By Kevin Allen, Northern NSW Local Health District
Troubleshooting today’s networks can be a constant challenge, especially when you’re responsible for hunting down business-critical issues among multiple distributed locations. As the network manager for NSW (New South Wales) Local Health District, my team is responsible for managing network, server, Wi-Fi and PC support across an environment that spans 12 hospital locations and approximately 22 community health centers throughout Southeastern Australia. We also manage the point-to-point microwave links, security radio, and paging systems, as well as the IT infrastructure behind the Building Management System including 1,800 wireless access points (APs). As you can imagine, troubleshooting normal network functions in this environment is not for the faint of heart, not to mention managing all of the unique connected devices in our hospitals.
We recently had one specific troubleshooting challenge involving hospital Wi-Fi and our Duress Tag alarm devices.
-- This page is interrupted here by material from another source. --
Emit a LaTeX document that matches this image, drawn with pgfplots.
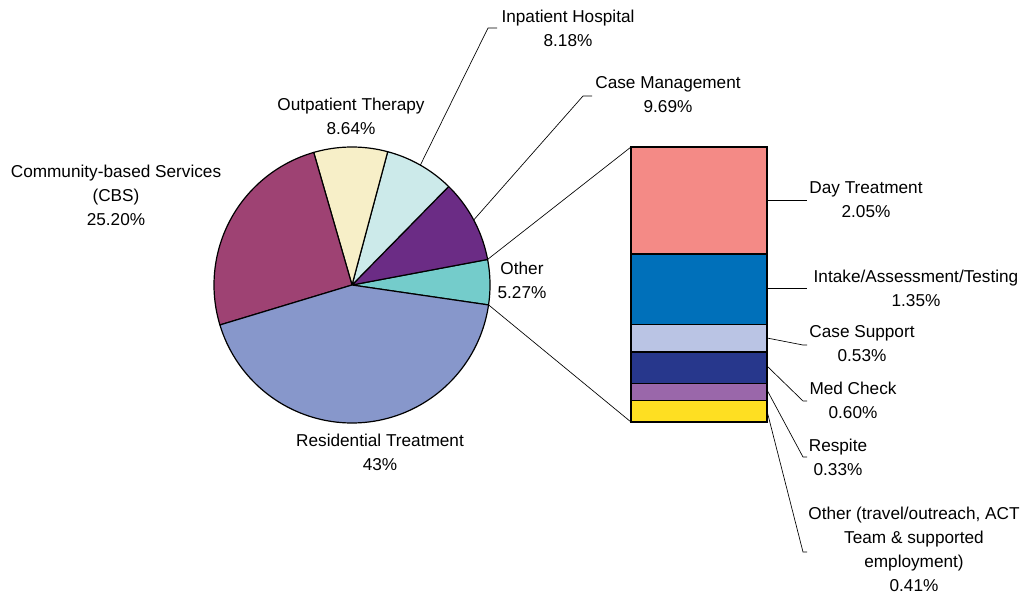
\documentclass[border=0pt]{standalone}
\usepackage{pgfplots}
\pgfplotsset{compat=1.18}
\usepackage{fontspec}
\setmainfont{Liberation Sans}
\definecolor{cRes}{RGB}{135,151,203}
\definecolor{cCBS}{RGB}{158,66,115}
\definecolor{cOut}{RGB}{247,239,200}
\definecolor{cInp}{RGB}{204,234,234}
\definecolor{cCM}{RGB}{107,44,133}
\definecolor{cOth}{RGB}{116,204,203}
\definecolor{cDay}{RGB}{244,138,134}
\definecolor{cInt}{RGB}{0,112,186}
\definecolor{cCS}{RGB}{186,196,228}
\definecolor{cMed}{RGB}{39,55,140}
\definecolor{cRsp}{RGB}{154,103,170}
\definecolor{cOB}{RGB}{254,223,34}
% pie shares (percent), counter-clockwise from -8.3 degrees (3.6 degrees per percent):
% Other 5.27, Case Management 9.69, Inpatient 8.18, Outpatient 8.64, CBS 25.20, Residential 43
\pgfplotsset{wedge/.style={draw=black, line width=0.9pt, line join=round, samples=80}}
\tikzset{lbl/.style={font=\fontsize{12.9}{18}\selectfont, align=center, inner sep=0pt}}
\begin{document}
\begin{tikzpicture}
\begin{axis}[name=main,
  scale only axis, width=768pt, height=445.5pt,
  xmin=0, xmax=1024, ymin=0, ymax=594, y dir=reverse,
  hide axis, clip=false]
\path (rel axis cs:0,0) rectangle (rel axis cs:1,1);
\addplot[wedge, fill=cOth, domain=-8.3:10.672] ({352+138*cos(x)}, {285-138*sin(x)}) -- (axis cs:352,285) -- cycle;
\addplot[wedge, fill=cCM, domain=10.672:45.556] ({352+138*cos(x)}, {285-138*sin(x)}) -- (axis cs:352,285) -- cycle;
\addplot[wedge, fill=cInp, domain=45.556:75.004] ({352+138*cos(x)}, {285-138*sin(x)}) -- (axis cs:352,285) -- cycle;
\addplot[wedge, fill=cOut, domain=75.004:106.108] ({352+138*cos(x)}, {285-138*sin(x)}) -- (axis cs:352,285) -- cycle;
\addplot[wedge, fill=cCBS, domain=106.108:196.828] ({352+138*cos(x)}, {285-138*sin(x)}) -- (axis cs:352,285) -- cycle;
\addplot[wedge, fill=cRes, domain=196.828:351.7] ({352+138*cos(x)}, {285-138*sin(x)}) -- (axis cs:352,285) -- cycle;
% connectors pie -> bar
\draw[line width=0.5pt] (487.6,259.4) -- (631,147);
\draw[line width=0.5pt] (488.6,304.9) -- (631,422);
% pie leaders
\draw[line width=0.5pt] (420.4,165) -- (488,28) -- (497,28);
\draw[line width=0.5pt] (473.7,220) -- (583,96) -- (592,96);
% bar leaders
\draw[line width=0.5pt] (767,200) -- (807,200);
\draw[line width=0.5pt] (767,288) -- (807,288);
\draw[line width=0.5pt] (767,338) -- (803,345) -- (807,345);
\draw[line width=0.5pt] (767,366) -- (803,401) -- (807,401);
\draw[line width=0.5pt] (767,390) -- (803,457) -- (807,457);
\draw[line width=0.5pt] (767,411) -- (803,552) -- (807,552);
% labels
\node[lbl] at (568,28) {Inpatient Hospital\\8.18\%};
\node[lbl] at (668,95) {Case Management\\9.69\%};
\node[lbl] at (351,116) {Outpatient Therapy\\8.64\%};
\node[lbl] at (116,195) {Community-based Services\\(CBS)\\25.20\%};
\node[lbl] at (522,280) {Other\\5.27\%};
\node[lbl] at (380,452) {Residential Treatment\\43\%};
\node[lbl] at (866,200) {Day Treatment\\2.05\%};
\node[lbl] at (916,288) {Intake/Assessment/Testing\\1.35\%};
\node[lbl] at (862,344) {Case Support\\0.53\%};
\node[lbl] at (853,400) {Med Check\\0.60\%};
\node[lbl] at (838,457) {Respite\\0.33\%};
\node[lbl] at (914,549) {Other (travel/outreach, ACT\\Team \& supported\\employment)\\0.41\%};
\coordinate (barSW) at (631,422);
\end{axis}
\begin{axis}[at={(barSW)}, anchor=south west,
  scale only axis, width=102pt, height=206.25pt,
  xmin=0, xmax=1, ymin=0, ymax=5.27, hide axis, clip=false,
  ybar stacked, bar width=102pt]
\addplot[fill=cOB, draw=black, line width=0.9pt] coordinates {(0.5,0.41)};
\addplot[fill=cRsp, draw=black, line width=0.9pt] coordinates {(0.5,0.33)};
\addplot[fill=cMed, draw=black, line width=0.9pt] coordinates {(0.5,0.60)};
\addplot[fill=cCS, draw=black, line width=0.9pt] coordinates {(0.5,0.53)};
\addplot[fill=cInt, draw=black, line width=0.9pt] coordinates {(0.5,1.35)};
\addplot[fill=cDay, draw=black, line width=0.9pt] coordinates {(0.5,2.05)};
\end{axis}
\end{tikzpicture}
\end{document}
You might find this interesting, so I’d like to share it with you and explain how we troubleshooted and solved the problem using detailed packet analysis from Omnipeek.
The main issue was with the response times of our Real Time Location Service Duress Tags devices, which are worn by approximately 600 staff members at hospitals and community health centers in the Northern District. The tags allow staff members to discreetly raise an alarm if assistance is required, whether they are located in a hospital or in the parking lot. When a tag is activated, it silently notifies others across the network with an alert message.
All the tags are tracked by security in real time. When an alert is raised, a large red dot appears on a map with additional information about the alert. A message is then sent to all tags in close proximity, with the location of the alert displayed in text. Alert messages are also forwarded via paging and SMS services to appropriate personnel. The system also tracks the location of the duress tag, in case the staff member has moved. Since these tags are used to call for help in emergency situations, it’s vital that there is minimal latency and the alert message goes out as soon as possible after a tag is activated.
Our team began receiving a high volume of complaints from a Health Center located in Ballina (just south of Brisbane). When a staff member hits the alarm button, we expect to see a response or alert raised within 3 seconds. However, in Ballina, where they have some 150 tags, we found that the alerts for some of the tags were actually coming in three to four minutes after being activated. Not acceptable given that duress situations require a fast response time. At first, we thought we had an issue with Wi-Fi and roaming, which was impacting the response times of the duress tags. However, we could only see the symptoms of the problem and were forced to guess what was happening in the background.
After a lot of frustratingly unproductive troubleshooting, we purchased and installed Omnipeek, a network protocol analysis and troubleshooting software solution from Savvius (Savvius is now a LiveAction company). My team was immediately able to capture packets traversing the local network and Wi-Fi using Omnipeek. We could then see where packets left one AP and tried to reconnect with another one. This indicated where the access was failing across the network and allowed us to confirm that the Wi-Fi in Ballina was active, with a good signal, but that there was an issue with the actual AP connection.
Basically, the APs were saying ‘go away’ and were not letting authentication packets through. Once Omnipeek enabled us to see this, we knew exactly where to look for the root of the problem, which lay with the AP controllers. After reviewing the settings, we discovered that if a controller received more than 20 clients, the AP would reject the next client three times in order to try to push the session to another AP. It was actually a load balancing issue.
Seeing the packets involved in these situations was critical – before we had that info, all we knew is that the AP was just not letting clients connect. Without this level of visibility and analysis, we would probably still be scratching our heads. Full packet capture was a great help in identifying the cause of the problems we were experiencing, and it also highlighted a few issues with the system that have now been rectified by applying new settings. This has led to great outcomes for both our staff and patients. NSW Health has done further testing since changing all the settings and I can happily report that the tags now respond in less than three seconds.
About The Author
Kevin Allen is Network Manager at Northern NSW Local Health District.